下面的网络图通过线的粗线反映了每两位成员的联系总量的大小。
The network graph below shows the total amount of replies between each pair of members by the thickness of the line.
除了总量以外,也可以通过网络图反映每两个成员之间回复关系的方向性。对于A与B,如果A回复B的数量占A与B相互回复总数的50%以上,就会用A→B的箭头反映这种不平衡性。在下图中,只有这种方向比在53%以上才会显示出来。
In addition to total amount, the network graph could also illustrate the directions. For A and B, if the amount of A replying to B is more than half of the total amount (A replying to B plus B replying to A), this kind of unbalance would be represented by an arrow A→B. In the following graph, a more strict threshold (53%) is used.
最后来看文本分析,首先是生成词云。有三种生成词云的方法:默认是TF-IDF,即:一个词在本文中出现的频率越高,以及它在其他文件中出现的频率越低,则它作为关键词的权重越大;第二方法更简单,只考虑词在本文中出现的频率,但这样容易混入许多“放之四海而皆准”的没有特色的普通词;第三种方法是TextRank算法,是基于词与词之间在5步内的共现关系构建词网,然后利用社会网络分析的方法计算Rank指标。通常来看,采用默认的TF-IDF法即可。生成词云的基础是分词,用户可以对数字、英文、停用词字典、自定义字典等进行设置。
Finally, let’s move to textual analysis. This tool could generate word cloud by 3 algorithms. The default one is TF-IDF, i.e., term frequency – inverse document frequency. The second one only considers term frequency. The third one is TextRank, which is based on the text network. Parsing is the foundation of word cloud. For parsing, this tool allows specifications of numbers, letters, stop words dictionary, user-defined dictionary, and so on.
下图显示了某群中所有人聊天记录的词云。于是这个群是关于什么的,应该很清楚了……
The following picture illustrates the word cloud for the records of all members.
更复杂的文本分析是以句子为单位,提取关键句,形成摘要。这一部分功能还只是尝试。主要算法是计算每两句话之间的相似度,然后利用相似性传播聚类(Affinity Propagation Cluster)算法提取能够代表其他句子的原型句,或者是通过TextRank算法提取在句子相似性网络中中心度较高的句子。

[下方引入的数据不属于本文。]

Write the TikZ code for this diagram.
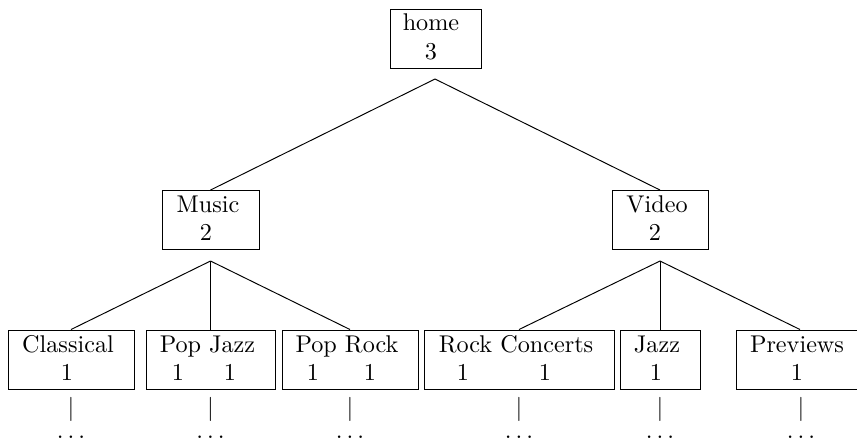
\documentclass[tikz,border=0pt]{standalone}
\begin{document}
\begin{tikzpicture}[x=0.4132pt,y=-0.4132pt,
  bx/.style 2 args={draw, inner sep=0pt, minimum width=#1*0.4132pt, minimum height=#2*0.4132pt},
  lbl/.style={anchor=base, inner sep=0pt},
  conn/.style={draw, line width=0.4pt}]
\useasboundingbox (0,0) rectangle (857,440);
% boxes
\node[bx={91}{59}]  (home)  at (435.5,38.5) {};
\node[bx={97}{59}]  (music) at (210.5,220) {};
\node[bx={96}{59}]  (video) at (660,220) {};
\node[bx={126}{59}] (cla)   at (71,359.5) {};
\node[bx={129}{59}] (pj)    at (210.5,359.5) {};
\node[bx={136}{59}] (pr)    at (350,359.5) {};
\node[bx={190}{59}] (rc)    at (519,359.5) {};
\node[bx={80}{59}]  (jz)    at (660,359.5) {};
\node[bx={128}{59}] (pv)    at (800,359.5) {};
% titles
\node[lbl] (home-t)  at (431,30) {home};
\node[lbl] (home-n)  at (431,59) {3};
\node[lbl] (music-t) at (208,212.5) {Music};
\node[lbl] (music-n) at (206,240.5) {2};
\node[lbl] (video-t) at (657,212.5) {Video};
\node[lbl] (video-n) at (655,240.5) {2};
\node[lbl] (cla-t)   at (68,352) {Classical};
\node[lbl] (cla-n)   at (67,380) {1};
\node[lbl] (pj-t)    at (207.5,352) {Pop Jazz};
\node[lbl] (pj-n1)   at (178,380) {1};
\node[lbl] (pj-n2)   at (230,380) {1};
\node[lbl] (pr-t)    at (347,352) {Pop Rock};
\node[lbl] (pr-n1)   at (313,380) {1};
\node[lbl] (pr-n2)   at (370,380) {1};
\node[lbl] (rc-t)    at (516,352) {Rock Concerts};
\node[lbl] (rc-n1)   at (463,380) {1};
\node[lbl] (rc-n2)   at (545,380) {1};
\node[lbl] (jz-t)    at (657,352) {Jazz};
\node[lbl] (jz-n)    at (656,380) {1};
\node[lbl] (pv-t)    at (797,352) {Previews};
\node[lbl] (pv-n)    at (797,380) {1};
% bars and dots
\foreach \n/\x in {cla/71, pj/210.5, pr/350, rc/519, jz/660, pv/801}{
  \node[lbl] (\n-bar)  at (\x,415) {$|$};
  \node[lbl] (\n-dots) at (\x,438) {$\ldots$};
}
% apex coordinates
\coordinate (home-a)  at (435,79);
\coordinate (music-a) at (210.5,261);
\coordinate (video-a) at (660,261);
% connectors
\draw[conn] (home-a) -- (music.north);
\draw[conn] (home-a) -- (video.north);
\draw[conn] (music-a) -- (cla.north);
\draw[conn] (music-a) -- (pj.north);
\draw[conn] (music-a) -- (pr.north);
\draw[conn] (video-a) -- (rc.north);
\draw[conn] (video-a) -- (jz.north);
\draw[conn] (video-a) -- (pv.north);
\end{tikzpicture}
\end{document}
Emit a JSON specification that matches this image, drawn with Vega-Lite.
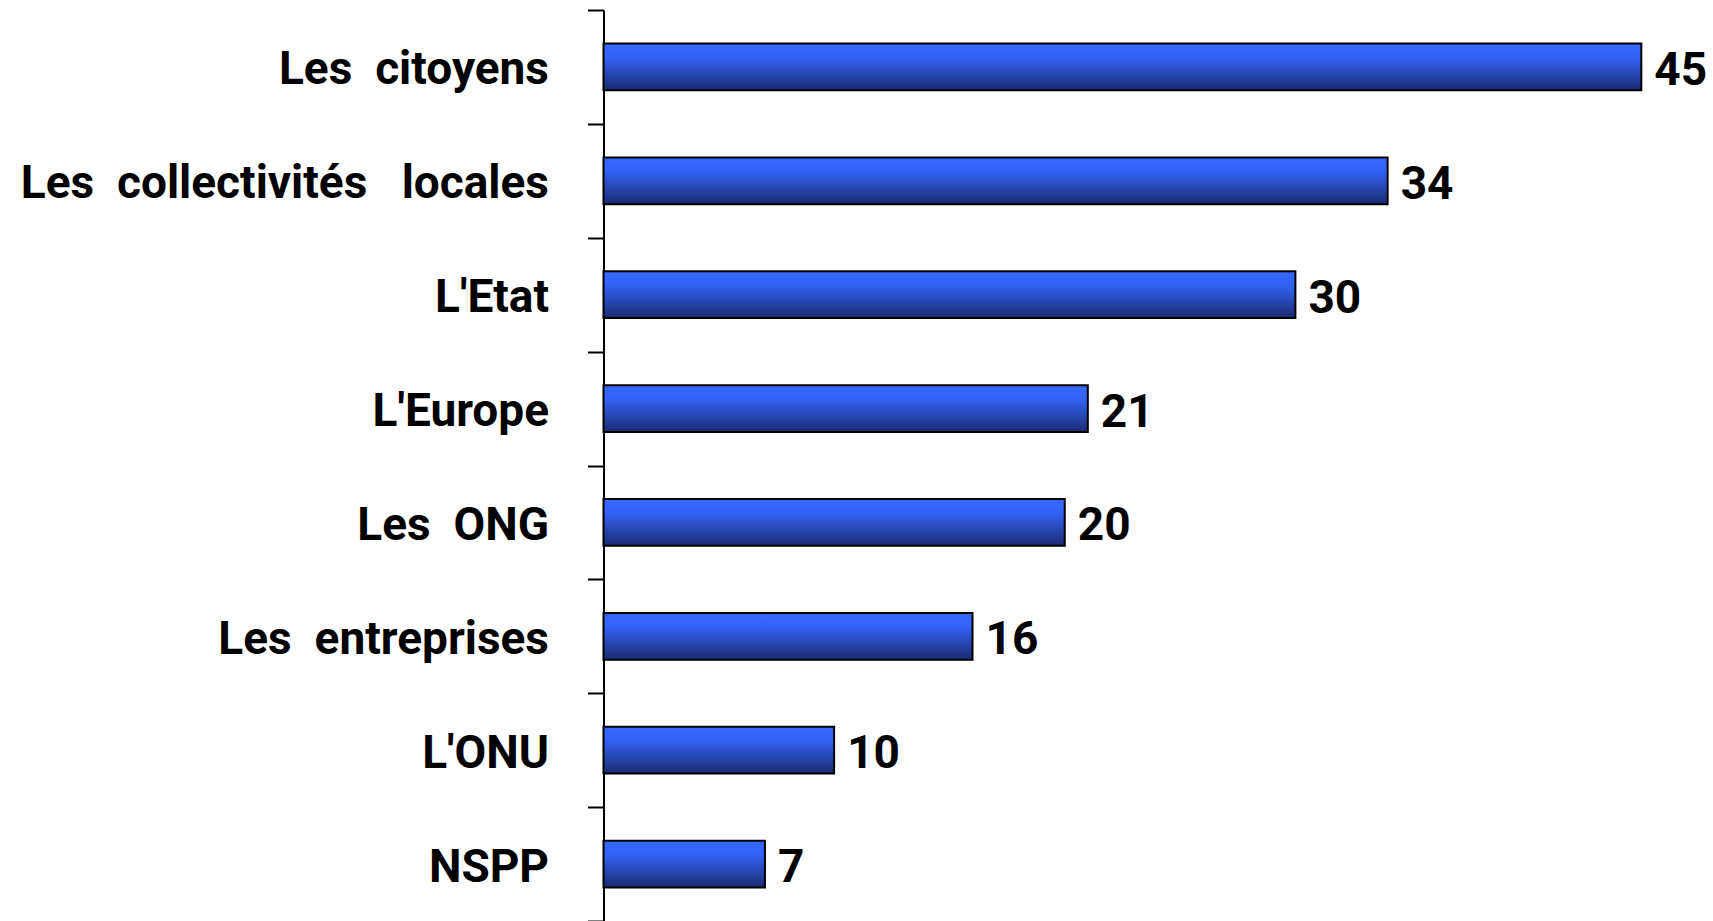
{
  "$schema": "https://vega.github.io/schema/vega-lite/v6.json",
  "autosize": {"type": "none"},
  "width": 1107,
  "height": 911,
  "padding": {"left": 603.5, "top": 10, "right": 0, "bottom": 0},
  "background": "white",
  "config": {"view": {"stroke": null}, "font": "Roboto"},
  "data": {"values": [
    {"cat": "Les\u00a0 citoyens", "v": 45},
    {"cat": "Les\u00a0 collectivités\u00a0\u00a0 locales", "v": 34},
    {"cat": "L'Etat", "v": 30},
    {"cat": "L'Europe", "v": 21},
    {"cat": "Les\u00a0 ONG", "v": 20},
    {"cat": "Les\u00a0 entreprises", "v": 16},
    {"cat": "L'ONU", "v": 10},
    {"cat": "NSPP", "v": 7}
  ]},
  "encoding": {
    "y": {"field": "cat", "type": "nominal", "sort": null,
      "scale": {"paddingInner": 0, "paddingOuter": 0},
      "axis": {"title": null, "tickBand": "extent", "domainColor": "black", "domainWidth": 2,
        "tickColor": "black", "tickWidth": 2, "tickSize": 16, "labelPadding": 39,
        "labelFont": "Roboto", "labelFontWeight": "bold", "labelFontSize": 46, "labelOffset": 3,
        "labelColor": "black", "labelLimit": 0}},
    "x": {"field": "v", "type": "quantitative", "scale": {"domain": [0, 48]}, "axis": null}
  },
  "layer": [
    {"mark": {"type": "bar", "height": {"band": 0.41}, "stroke": "black", "strokeWidth": 2,
      "color": {"gradient": "linear", "x1": 0, "y1": 0, "x2": 0, "y2": 1,
        "stops": [{"offset": 0, "color": "#3668ff"}, {"offset": 0.3, "color": "#3262f4"}, {"offset": 1, "color": "#1b2b70"}]}}},
    {"mark": {"type": "text", "align": "left", "baseline": "middle", "dx": 13, "dy": 4,
      "font": "Roboto", "fontWeight": "bold", "fontSize": 46, "color": "black"},
      "encoding": {"text": {"field": "v", "type": "quantitative"}}}
  ]
}
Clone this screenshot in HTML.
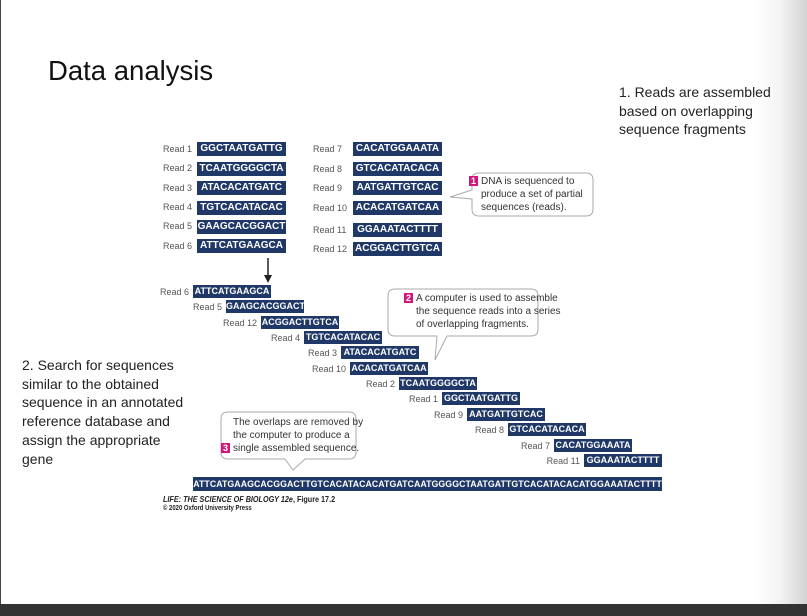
<!DOCTYPE html>
<html><head><meta charset="utf-8"><style>
body{margin:0;width:807px;height:616px;overflow:hidden;background:#fff;position:relative;font-family:"Liberation Sans",Arial,sans-serif}
.a{position:absolute;white-space:nowrap}
.l{position:absolute;font-size:9px;color:#555;line-height:13px;white-space:nowrap;text-align:right}
.b{position:absolute;background:#1f3868;color:#fff;font-weight:bold;font-size:10px;line-height:14px;height:14px;width:89px;text-align:center;overflow:hidden;white-space:nowrap}
.s{font-size:9px;width:78px;height:13px;line-height:13px}
.t{font-size:14px;color:#222;line-height:18.7px}
.c{position:absolute;font-size:10px;color:#333;line-height:13px;white-space:nowrap}
.n{display:inline-block;background:#d0187a;color:#fff;font-weight:bold;font-size:9px;line-height:10px;width:9px;text-align:center;margin-right:3px}
</style></head><body>
<div style="position:absolute;left:0;top:0;width:1px;height:604px;background:#444"></div>
<div style="position:absolute;left:755px;top:0;width:52px;height:604px;background:linear-gradient(to right,#fff,#f3f3f3 50%,#d2d2d2)"></div>
<div style="position:absolute;left:0;top:604px;width:807px;height:12px;background:#333"></div>

<div class="a" style="left:48px;top:55px;font-size:27.5px;color:#111">Data analysis</div>
<div class="a t" style="left:619px;top:83px">1. Reads are assembled<br>based on overlapping<br>sequence fragments</div>
<div class="a t" style="left:22px;top:356px">2. Search for sequences<br>similar to the obtained<br>sequence in an annotated<br>reference database and<br>assign the appropriate<br>gene</div>

<div class="l" style="left:163px;top:143px">Read 1</div><div class="b" style="left:197px;top:142px">GGCTAATGATTG</div>
<div class="l" style="left:163px;top:162px">Read 2</div><div class="b" style="left:197px;top:162px">TCAATGGGGCTA</div>
<div class="l" style="left:163px;top:182px">Read 3</div><div class="b" style="left:197px;top:181px">ATACACATGATC</div>
<div class="l" style="left:163px;top:201px">Read 4</div><div class="b" style="left:197px;top:201px">TGTCACATACAC</div>
<div class="l" style="left:163px;top:220px">Read 5</div><div class="b" style="left:197px;top:220px">GAAGCACGGACT</div>
<div class="l" style="left:163px;top:240px">Read 6</div><div class="b" style="left:197px;top:239px">ATTCATGAAGCA</div>
<div class="l" style="left:313px;top:143px">Read 7</div><div class="b" style="left:353px;top:142px">CACATGGAAATA</div>
<div class="l" style="left:313px;top:163px">Read 8</div><div class="b" style="left:353px;top:162px">GTCACATACACA</div>
<div class="l" style="left:313px;top:182px">Read 9</div><div class="b" style="left:353px;top:181px">AATGATTGTCAC</div>
<div class="l" style="left:313px;top:202px">Read 10</div><div class="b" style="left:353px;top:201px">ACACATGATCAA</div>
<div class="l" style="left:313px;top:224px">Read 11</div><div class="b" style="left:353px;top:223px">GGAAATACTTTT</div>
<div class="l" style="left:313px;top:243px">Read 12</div><div class="b" style="left:353px;top:242px">ACGGACTTGTCA</div>

<svg class="a" style="left:0;top:0" width="807" height="616">
<line x1="268" y1="258" x2="268" y2="276" stroke="#222" stroke-width="1.5"/>
<polygon points="264,275 272,275 268,283" fill="#222"/>
<path d="M479,173 H586 Q593,173 593,180 V209 Q593,216 586,216 H479 Q472,216 472,209 V199 L450,197 L472,190 V180 Q472,173 479,173 Z" fill="#fff" stroke="#aaa"/>
<path d="M395,289 H531 Q538,289 538,296 V329 Q538,336 531,336 H447 L435,360 L437,336 H395 Q388,336 388,329 V296 Q388,289 395,289 Z" fill="#fff" stroke="#aaa"/>
<path d="M228,412 H349 Q356,412 356,419 V452 Q356,459 349,459 H305 L293,470 L285,459 H228 Q221,459 221,452 V419 Q221,412 228,412 Z" fill="#fff" stroke="#aaa"/>
</svg>
<div class="c" style="left:469px;top:175px"><span class="n">1</span>DNA is sequenced to<br><span style="padding-left:12px">produce a set of partial</span><br><span style="padding-left:12px">sequences (reads).</span></div>
<div class="c" style="left:404px;top:292px"><span class="n">2</span>A computer is used to assemble<br><span style="padding-left:12px">the sequence reads into a series</span><br><span style="padding-left:12px">of overlapping fragments.</span></div>
<div class="c" style="left:221px;top:416px"><span style="padding-left:12px">The overlaps are removed by</span><br><span style="padding-left:12px">the computer to produce a</span><br><span class="n">3</span>single assembled sequence.</div>

<div class="l" style="right:618px;top:286px">Read 6</div><div class="b s" style="left:193px;top:285px">ATTCATGAAGCA</div>
<div class="l" style="right:585px;top:301px">Read 5</div><div class="b s" style="left:226px;top:300px">GAAGCACGGACT</div>
<div class="l" style="right:550px;top:317px">Read 12</div><div class="b s" style="left:261px;top:316px">ACGGACTTGTCA</div>
<div class="l" style="right:507px;top:332px">Read 4</div><div class="b s" style="left:304px;top:331px">TGTCACATACAC</div>
<div class="l" style="right:470px;top:347px">Read 3</div><div class="b s" style="left:341px;top:346px">ATACACATGATC</div>
<div class="l" style="right:461px;top:363px">Read 10</div><div class="b s" style="left:350px;top:362px">ACACATGATCAA</div>
<div class="l" style="right:412px;top:378px">Read 2</div><div class="b s" style="left:399px;top:377px">TCAATGGGGCTA</div>
<div class="l" style="right:369px;top:393px">Read 1</div><div class="b s" style="left:442px;top:392px">GGCTAATGATTG</div>
<div class="l" style="right:344px;top:409px">Read 9</div><div class="b s" style="left:467px;top:408px">AATGATTGTCAC</div>
<div class="l" style="right:303px;top:424px">Read 8</div><div class="b s" style="left:508px;top:423px">GTCACATACACA</div>
<div class="l" style="right:257px;top:440px">Read 7</div><div class="b s" style="left:554px;top:439px">CACATGGAAATA</div>
<div class="l" style="right:227px;top:455px">Read 11</div><div class="b s" style="left:584px;top:454px">GGAAATACTTTT</div>
<div class="b s" style="left:193px;top:477px;width:469px;height:14px;line-height:14px;font-size:8.8px;letter-spacing:0.05px">ATTCATGAAGCACGGACTTGTCACATACACATGATCAATGGGGCTAATGATTGTCACATACACATGGAAATACTTTT</div>

<div class="a" style="left:163px;top:494px;font-size:8.5px;color:#222;font-weight:bold;transform:scaleX(0.85);transform-origin:left"><i>LIFE: THE SCIENCE OF BIOLOGY 12e</i>, Figure 17.2</div>
<div class="a" style="left:163px;top:505px;font-size:7px;color:#222;font-weight:bold;transform:scaleX(0.85);transform-origin:left">© 2020 Oxford University Press</div>
</body></html>
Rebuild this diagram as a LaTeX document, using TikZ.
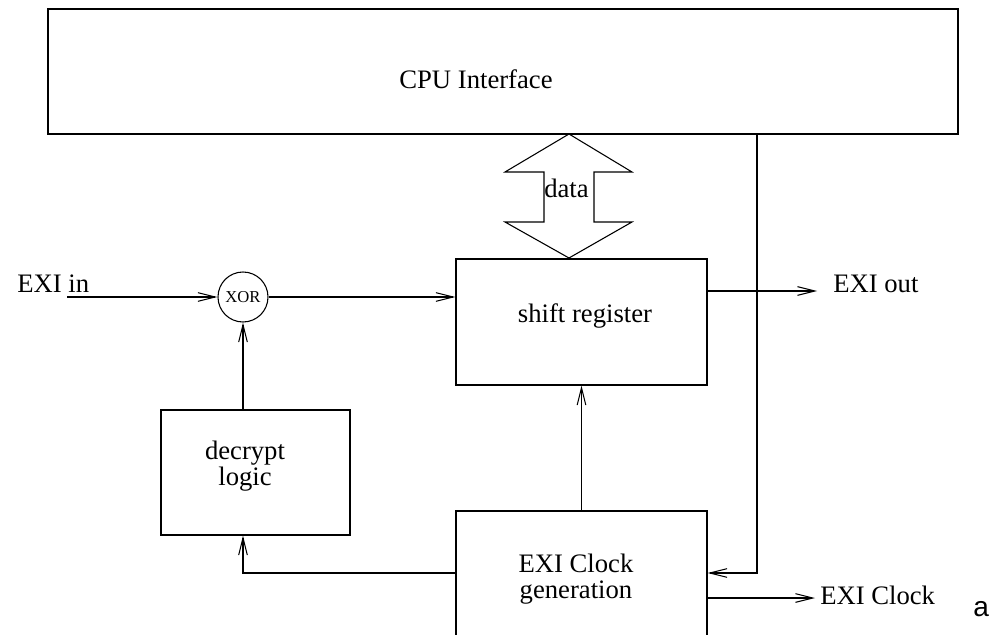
\documentclass[tikz,border=0pt]{standalone}
\usepackage{fontspec}
\setmainfont{Liberation Serif}
\newfontfamily\helv{Liberation Sans}
\usetikzlibrary{arrows.meta}

\tikzset{
  blk/.style={draw, line width=0.8pt, inner sep=0pt},
  wire/.style={line width=0.8pt},
  sig/.style={wire, -{Straight Barb[length=13pt,width=6.5pt]}},
  lbl/.style={inner sep=0pt, align=center, font=\fontsize{20}{19}\selectfont},
}

\begin{document}
\begin{tikzpicture}[x=0.75pt,y=0.75pt,yscale=-1,xscale=1]
\path[use as bounding box] (0,0) rectangle (990,635);
\clip (0,0) rectangle (990,635);

%Shape: Rectangle
\node[blk, minimum width=910*0.75pt, minimum height=125*0.75pt] (cpu) at (503,71.5) {};
%Shape: Rectangle
\node[blk, minimum width=251*0.75pt, minimum height=126*0.75pt] (shift) at (581.5,322) {};
%Shape: Rectangle
\node[blk, minimum width=189*0.75pt, minimum height=125*0.75pt] (decrypt) at (255.5,472.5) {};
%Shape: Rectangle (runs past the lower edge)
\node[blk, minimum width=251*0.75pt, minimum height=160*0.75pt] (clock) at (581.5,591) {};
%Shape: Circle
\node[blk, circle, minimum size=50*0.75pt, font=\fontsize{12.5}{13}\selectfont] (xor) at (243,297) {XOR};

%Shape: Double Arrow
\draw[wire] (569,134) -- (632,172) -- (594,172) -- (594,222) -- (632,222) -- (569,258)
  -- (505,222) -- (544,222) -- (544,172) -- (505,172) -- cycle;

%Straight Lines
\coordinate (in) at (67,297);
\draw[sig] (in) -- (xor.west);
\draw[sig] (xor.east) -- (xor.east -| shift.west);
\draw[sig] (xor |- decrypt.north) -- (xor.south);
\coordinate (ckl) at (456,573);
\draw[sig] (clock.west |- ckl) -| (xor |- decrypt.south);
\draw[sig] (clock.north) -- (shift.south);
\coordinate (out) at (817,291);
\draw[sig] (shift.east |- out) -- (out);
\coordinate (fb) at (757,573);
\draw[sig] (cpu.south -| fb) -- (fb) -- (clock.east |- fb);
\coordinate (ck) at (815,598);
\draw[sig] (clock.east |- ck) -- (ck);

% Text Node
\node[lbl, anchor=base] (cpu-txt) at (476,89) {CPU Interface};
% Text Node
\node[lbl, anchor=base] (shift-txt) at (585,322) {shift register};
% Text Node
\node[lbl, anchor=base west] (data-txt) at (544,197) {data};
% Text Node (base is on the last line)
\node[lbl, anchor=base] (decrypt-txt) at (245,485) {decrypt\\logic};
% Text Node
\node[lbl, anchor=base] (clock-txt) at (576,598) {EXI Clock\\generation};
% Text Node
\node[lbl, anchor=base west] (in-txt) at (17,292) {EXI in};
% Text Node
\node[lbl, anchor=base west] (out-txt) at (833,292) {EXI out};
% Text Node
\node[lbl, anchor=base west] (ck-txt) at (820,604) {EXI Clock};
% Text Node
\node[anchor=base west, inner sep=0pt, font=\helv\fontsize{21}{21}\selectfont] (a-txt) at (973,616) {a};

\end{tikzpicture}
\end{document}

More complex textual analysis is to extract key sentences to generate a chatting summary. This function is only a first attempt. The algorithms are as follows: firstly, measure the similarities between each pair of two sentences, then apply affinity propagation cluster algorithm to extract exemplars which could represent other sentences, or use TextRank algorithm to extract key sentences with high degree in the sentence network.
下面这张图是我本人在这个群里的发言的聊天摘要……这种分析太容易暴露隐私了。
Here is my personal chatting summary.
在“设定分析中使用的昵称”时软件会自动关闭,请问如何解决?分析的群有两千人,记录约一万三千条。如能邮件答复更好,谢谢!
有人有这个文件的链接可以发给我嘛
您好,链接失效了,请问可以重新发送嘛?非常感谢
您好!第一個下載連結失效了,請問能請您重新發一個嗎?
十分感謝!
Hi, the link was expired, but it should be very useful! May you upload it again, that will be so great!